Written instruction >> Of the material below, the lines to be retyped are those from the line containing "Give me the TikZ source for this diagram." through the line containing "(dinam) at (428,206)", inclusive; reproduce them exactly.

Record list >>

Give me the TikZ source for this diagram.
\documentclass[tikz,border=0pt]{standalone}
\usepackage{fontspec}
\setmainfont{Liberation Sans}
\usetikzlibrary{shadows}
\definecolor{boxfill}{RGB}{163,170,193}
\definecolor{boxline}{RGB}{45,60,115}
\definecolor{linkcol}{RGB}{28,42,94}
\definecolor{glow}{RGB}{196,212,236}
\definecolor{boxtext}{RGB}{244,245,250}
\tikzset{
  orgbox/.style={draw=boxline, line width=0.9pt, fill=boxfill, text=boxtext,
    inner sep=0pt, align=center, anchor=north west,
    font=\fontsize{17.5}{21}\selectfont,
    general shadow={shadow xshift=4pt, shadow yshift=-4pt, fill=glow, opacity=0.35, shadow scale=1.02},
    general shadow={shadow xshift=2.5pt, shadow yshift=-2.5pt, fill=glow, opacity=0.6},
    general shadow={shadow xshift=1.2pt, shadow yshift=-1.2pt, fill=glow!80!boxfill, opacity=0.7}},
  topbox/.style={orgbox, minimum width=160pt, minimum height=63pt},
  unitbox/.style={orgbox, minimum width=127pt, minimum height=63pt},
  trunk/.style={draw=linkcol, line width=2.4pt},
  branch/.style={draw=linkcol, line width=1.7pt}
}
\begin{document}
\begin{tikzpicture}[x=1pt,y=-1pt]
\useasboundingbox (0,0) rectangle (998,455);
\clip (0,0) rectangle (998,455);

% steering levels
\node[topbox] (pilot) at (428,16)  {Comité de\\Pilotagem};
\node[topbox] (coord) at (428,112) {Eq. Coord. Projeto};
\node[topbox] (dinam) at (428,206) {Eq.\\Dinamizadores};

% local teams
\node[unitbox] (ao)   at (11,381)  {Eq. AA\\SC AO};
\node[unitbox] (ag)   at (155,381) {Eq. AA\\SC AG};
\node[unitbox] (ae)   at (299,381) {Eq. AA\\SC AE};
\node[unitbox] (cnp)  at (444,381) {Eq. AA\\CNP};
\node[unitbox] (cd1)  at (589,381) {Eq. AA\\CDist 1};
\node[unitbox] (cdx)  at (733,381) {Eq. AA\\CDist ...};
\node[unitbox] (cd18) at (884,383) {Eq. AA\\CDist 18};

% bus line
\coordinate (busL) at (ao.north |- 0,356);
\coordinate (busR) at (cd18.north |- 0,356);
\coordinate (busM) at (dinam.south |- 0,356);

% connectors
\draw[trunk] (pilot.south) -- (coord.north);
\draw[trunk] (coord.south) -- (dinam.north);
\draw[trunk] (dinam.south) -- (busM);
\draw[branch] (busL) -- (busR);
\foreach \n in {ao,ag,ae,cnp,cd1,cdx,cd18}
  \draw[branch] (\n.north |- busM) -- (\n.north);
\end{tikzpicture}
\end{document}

---

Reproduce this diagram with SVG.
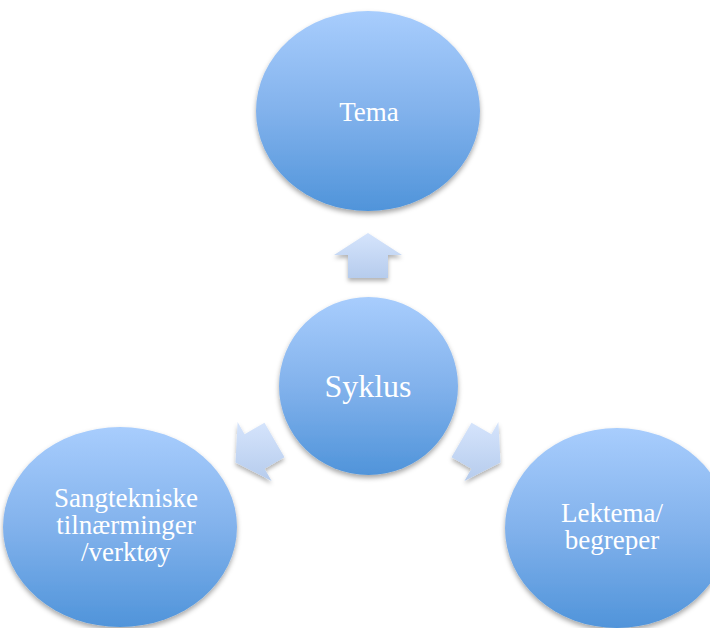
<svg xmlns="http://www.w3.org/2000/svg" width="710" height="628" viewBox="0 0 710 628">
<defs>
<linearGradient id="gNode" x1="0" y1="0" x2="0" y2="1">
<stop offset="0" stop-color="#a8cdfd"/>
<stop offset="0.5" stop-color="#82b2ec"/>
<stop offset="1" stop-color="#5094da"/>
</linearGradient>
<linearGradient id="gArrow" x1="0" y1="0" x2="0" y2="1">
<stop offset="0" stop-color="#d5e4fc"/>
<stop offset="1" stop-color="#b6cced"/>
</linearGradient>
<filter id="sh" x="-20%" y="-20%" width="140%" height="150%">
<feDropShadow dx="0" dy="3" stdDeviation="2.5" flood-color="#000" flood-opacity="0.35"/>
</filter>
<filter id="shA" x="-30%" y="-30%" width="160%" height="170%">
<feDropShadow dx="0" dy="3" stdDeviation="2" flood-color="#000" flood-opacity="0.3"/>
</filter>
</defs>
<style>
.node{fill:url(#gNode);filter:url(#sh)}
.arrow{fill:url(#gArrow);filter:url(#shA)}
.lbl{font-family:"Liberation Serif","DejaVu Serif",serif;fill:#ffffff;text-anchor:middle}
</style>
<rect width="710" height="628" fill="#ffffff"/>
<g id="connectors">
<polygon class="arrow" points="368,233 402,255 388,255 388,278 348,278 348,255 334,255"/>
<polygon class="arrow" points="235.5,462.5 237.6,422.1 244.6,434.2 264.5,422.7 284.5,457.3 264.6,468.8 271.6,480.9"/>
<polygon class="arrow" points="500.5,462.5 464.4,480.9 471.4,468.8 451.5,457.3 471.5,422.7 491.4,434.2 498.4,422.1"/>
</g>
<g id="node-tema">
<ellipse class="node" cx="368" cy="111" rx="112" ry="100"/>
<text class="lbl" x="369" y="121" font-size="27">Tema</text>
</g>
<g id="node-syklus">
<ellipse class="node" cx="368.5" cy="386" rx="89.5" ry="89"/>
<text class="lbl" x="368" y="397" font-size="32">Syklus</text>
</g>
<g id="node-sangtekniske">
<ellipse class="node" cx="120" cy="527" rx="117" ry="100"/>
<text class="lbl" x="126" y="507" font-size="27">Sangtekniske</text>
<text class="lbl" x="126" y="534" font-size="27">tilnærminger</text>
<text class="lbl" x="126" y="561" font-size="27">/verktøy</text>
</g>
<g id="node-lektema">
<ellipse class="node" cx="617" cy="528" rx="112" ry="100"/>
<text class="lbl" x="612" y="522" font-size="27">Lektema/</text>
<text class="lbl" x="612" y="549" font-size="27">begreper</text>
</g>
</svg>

Problem solution >>
Give me the TikZ source for this diagram.
\documentclass[tikz,border=0pt]{standalone}
\usepackage{fontspec}
\setmainfont{Liberation Sans}
\usetikzlibrary{shadows}
\definecolor{boxfill}{RGB}{163,170,193}
\definecolor{boxline}{RGB}{45,60,115}
\definecolor{linkcol}{RGB}{28,42,94}
\definecolor{glow}{RGB}{196,212,236}
\definecolor{boxtext}{RGB}{244,245,250}
\tikzset{
  orgbox/.style={draw=boxline, line width=0.9pt, fill=boxfill, text=boxtext,
    inner sep=0pt, align=center, anchor=north west,
    font=\fontsize{17.5}{21}\selectfont,
    general shadow={shadow xshift=4pt, shadow yshift=-4pt, fill=glow, opacity=0.35, shadow scale=1.02},
    general shadow={shadow xshift=2.5pt, shadow yshift=-2.5pt, fill=glow, opacity=0.6},
    general shadow={shadow xshift=1.2pt, shadow yshift=-1.2pt, fill=glow!80!boxfill, opacity=0.7}},
  topbox/.style={orgbox, minimum width=160pt, minimum height=63pt},
  unitbox/.style={orgbox, minimum width=127pt, minimum height=63pt},
  trunk/.style={draw=linkcol, line width=2.4pt},
  branch/.style={draw=linkcol, line width=1.7pt}
}
\begin{document}
\begin{tikzpicture}[x=1pt,y=-1pt]
\useasboundingbox (0,0) rectangle (998,455);
\clip (0,0) rectangle (998,455);

% steering levels
\node[topbox] (pilot) at (428,16)  {Comité de\\Pilotagem};
\node[topbox] (coord) at (428,112) {Eq. Coord. Projeto};
\node[topbox] (dinam) at (428,206) {Eq.\\Dinamizadores};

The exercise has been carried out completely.